Abraham loved God, and believed God’s word. But he doubted that God had the power to bring about his purposes, because of the circumstances of Abraham’s life. Abraham knew that God had promised children, but knew that the chances of that in the later stages of his (and Sarah’s!) life were slim to nil. 

Abraham was concerned that God be justified. He desired for God’s promise to be fulfilled, for God’s word to come true. 

Many of us find ourselves from time-to-time in situations like Abraham. We know God’s commands, God’s promises, God’s declarations regarding the future. But when we look at the world the way it is–and in particular, our world the way it is–we start to wonder how (or if) God will actually pull it off.

But we want him to! We want God to be shown right! We want God to be justified in the words he has spoken and in the declarations he has made. We just aren’t really convinced that, given these circumstances, there is any way he can show himself to be true.

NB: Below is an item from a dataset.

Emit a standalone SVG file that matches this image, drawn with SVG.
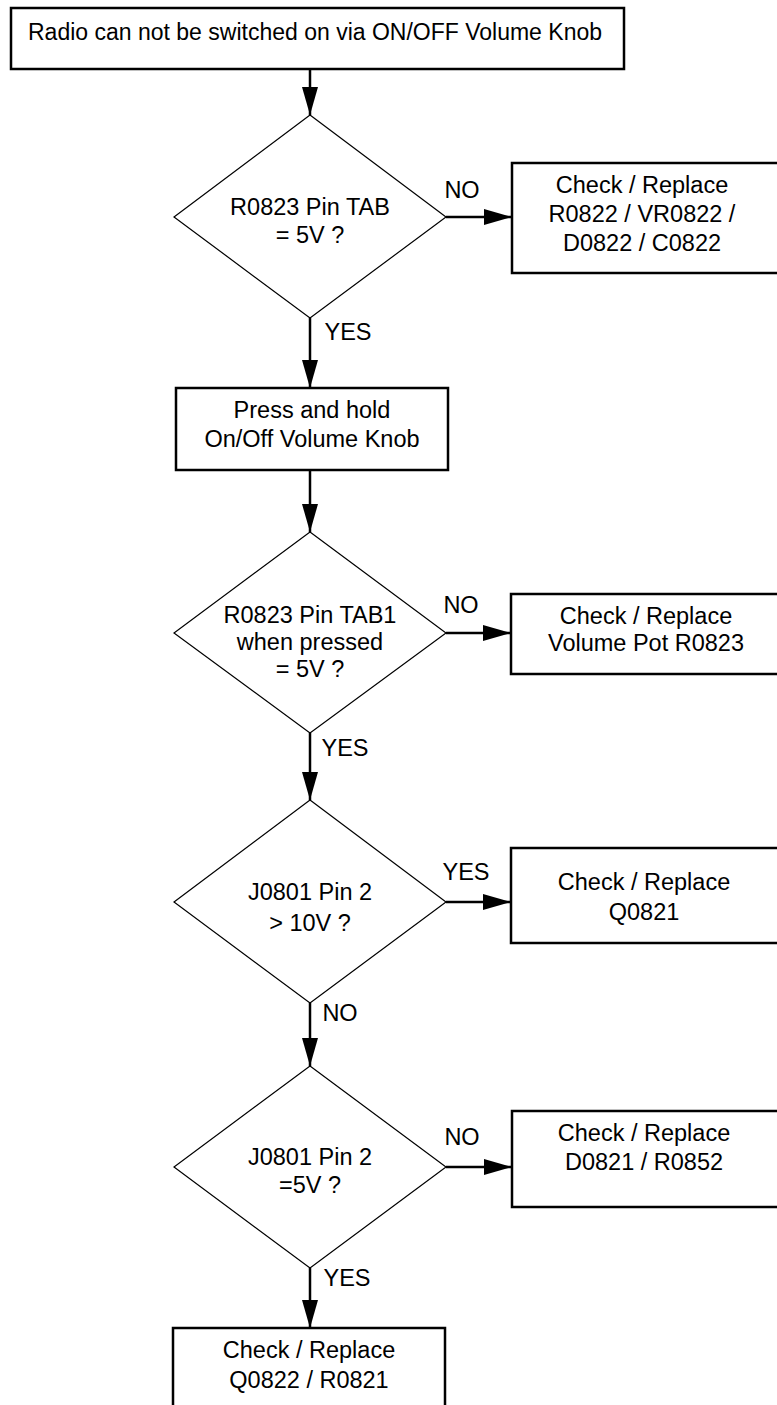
<svg xmlns="http://www.w3.org/2000/svg" width="777" height="1405" viewBox="0 0 777 1405">
<style>
.box{fill:#fff;stroke:#000;stroke-width:2.5}
.dia{fill:#fff;stroke:#000;stroke-width:1.2}
.t{font-family:"Liberation Sans",Arial,sans-serif;font-size:23.5px;fill:#000;text-anchor:middle}
.c{stroke:#000;stroke-width:2.5;fill:none;marker-end:url(#ah)}
</style>
<defs>
<marker id="ah" markerWidth="28" markerHeight="16" refX="28" refY="8" orient="auto" markerUnits="userSpaceOnUse">
<path d="M0,0 L28,8 L0,16 Z" fill="#000"/>
</marker>
</defs>
<rect width="777" height="1405" fill="#fff"/>
<g id="connectors">
<line class="c" x1="310" y1="69" x2="310" y2="115"/>
<line class="c" x1="446" y1="217" x2="512" y2="217"/>
<line class="c" x1="310" y1="318" x2="310" y2="388"/>
<line class="c" x1="310" y1="470" x2="310" y2="532"/>
<line class="c" x1="446" y1="633" x2="511" y2="633"/>
<line class="c" x1="310" y1="733" x2="310" y2="800"/>
<line class="c" x1="446" y1="902" x2="511" y2="902"/>
<line class="c" x1="310" y1="1003" x2="310" y2="1066"/>
<line class="c" x1="446" y1="1167" x2="512" y2="1167"/>
<line class="c" x1="310" y1="1268" x2="310" y2="1328"/>
<text class="t" x="462" y="198">NO</text>
<text class="t" x="348" y="340">YES</text>
<text class="t" x="461" y="613">NO</text>
<text class="t" x="345" y="756">YES</text>
<text class="t" x="466" y="880">YES</text>
<text class="t" x="340" y="1021">NO</text>
<text class="t" x="462" y="1145">NO</text>
<text class="t" x="347" y="1286">YES</text>
</g>
<g id="start">
<rect class="box" x="11" y="8" width="613" height="61"/>
<text class="t" x="315" y="40" style="font-size:23px">Radio can not be switched on via ON/OFF Volume Knob</text>
</g>
<g id="d1">
<polygon class="dia" points="310,115 446,217 310,318 174,217"/>
<text class="t" x="310" y="215">R0823 Pin TAB</text>
<text class="t" x="310" y="243">= 5V ?</text>
</g>
<g id="r1">
<rect class="box" x="512" y="163" width="270" height="110"/>
<text class="t" x="642" y="193">Check / Replace</text>
<text class="t" x="642" y="222">R0822 / VR0822 /</text>
<text class="t" x="642" y="251">D0822 / C0822</text>
</g>
<g id="b2">
<rect class="box" x="176" y="388" width="272" height="82"/>
<text class="t" x="312" y="418">Press and hold</text>
<text class="t" x="312" y="447">On/Off Volume Knob</text>
</g>
<g id="d2">
<polygon class="dia" points="310,532 446,633 310,733 174,633"/>
<text class="t" x="310" y="623">R0823 Pin TAB1</text>
<text class="t" x="310" y="650">when pressed</text>
<text class="t" x="310" y="677">= 5V ?</text>
</g>
<g id="r2">
<rect class="box" x="511" y="594" width="271" height="80"/>
<text class="t" x="646" y="624">Check / Replace</text>
<text class="t" x="646" y="651">Volume Pot R0823</text>
</g>
<g id="d3">
<polygon class="dia" points="310,800 446,902 310,1003 174,902"/>
<text class="t" x="310" y="900">J0801 Pin 2</text>
<text class="t" x="310" y="931">&gt; 10V ?</text>
</g>
<g id="r3">
<rect class="box" x="511" y="848" width="271" height="95"/>
<text class="t" x="644" y="890">Check / Replace</text>
<text class="t" x="644" y="920">Q0821</text>
</g>
<g id="d4">
<polygon class="dia" points="310,1066 446,1167 310,1268 174,1167"/>
<text class="t" x="310" y="1165">J0801 Pin 2</text>
<text class="t" x="310" y="1193">=5V ?</text>
</g>
<g id="r4">
<rect class="box" x="512" y="1111" width="270" height="96"/>
<text class="t" x="644" y="1141">Check / Replace</text>
<text class="t" x="644" y="1170">D0821 / R0852</text>
</g>
<g id="end">
<rect class="box" x="173" y="1328" width="272" height="90"/>
<text class="t" x="309" y="1358">Check / Replace</text>
<text class="t" x="309" y="1388">Q0822 / R0821</text>
</g>
</svg>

So what did Abraham do? He found his own way to bring about (what he thought) were God’s purposes. In his eagerness for God to be justified, he thought he would help God out, by adjusting the rules a little bit. Abraham took Hagar, his wife’s servant, and had a child by her, thinking that this would be the means by which God would be justified.

But God said no. His promises were bigger, and his power is bigger than Abraham could have imagined. Abraham may have had the right intention, in trying to show God to be just, but his problem started when he felt like God needed to be justified by us. He spent too much time looking at his own circumstances (and wondering what could possibly be done), and not enough time gazing at the God who had made the promise.

This applies on so many levels. Theologians, for example, may wonder how God could be good, fair, righteous, etc., but still demand that only men hold certain positions in the church. They think, ‘Our society is more advanced than the church of Christ!’ We wonder how God could be the things he says he is, and still insist on something so backward. So we seek to justify God by bending his rules. 

My hope for myself (and for you) is that I would spend more time gazing at God and thinking about his omniscience and omnipotence, and less time thinking about my circumstances. The more I’m convinced of his infinite ability to deliver on his word, the less I’ll be tempted to justify him by compromising in my own life.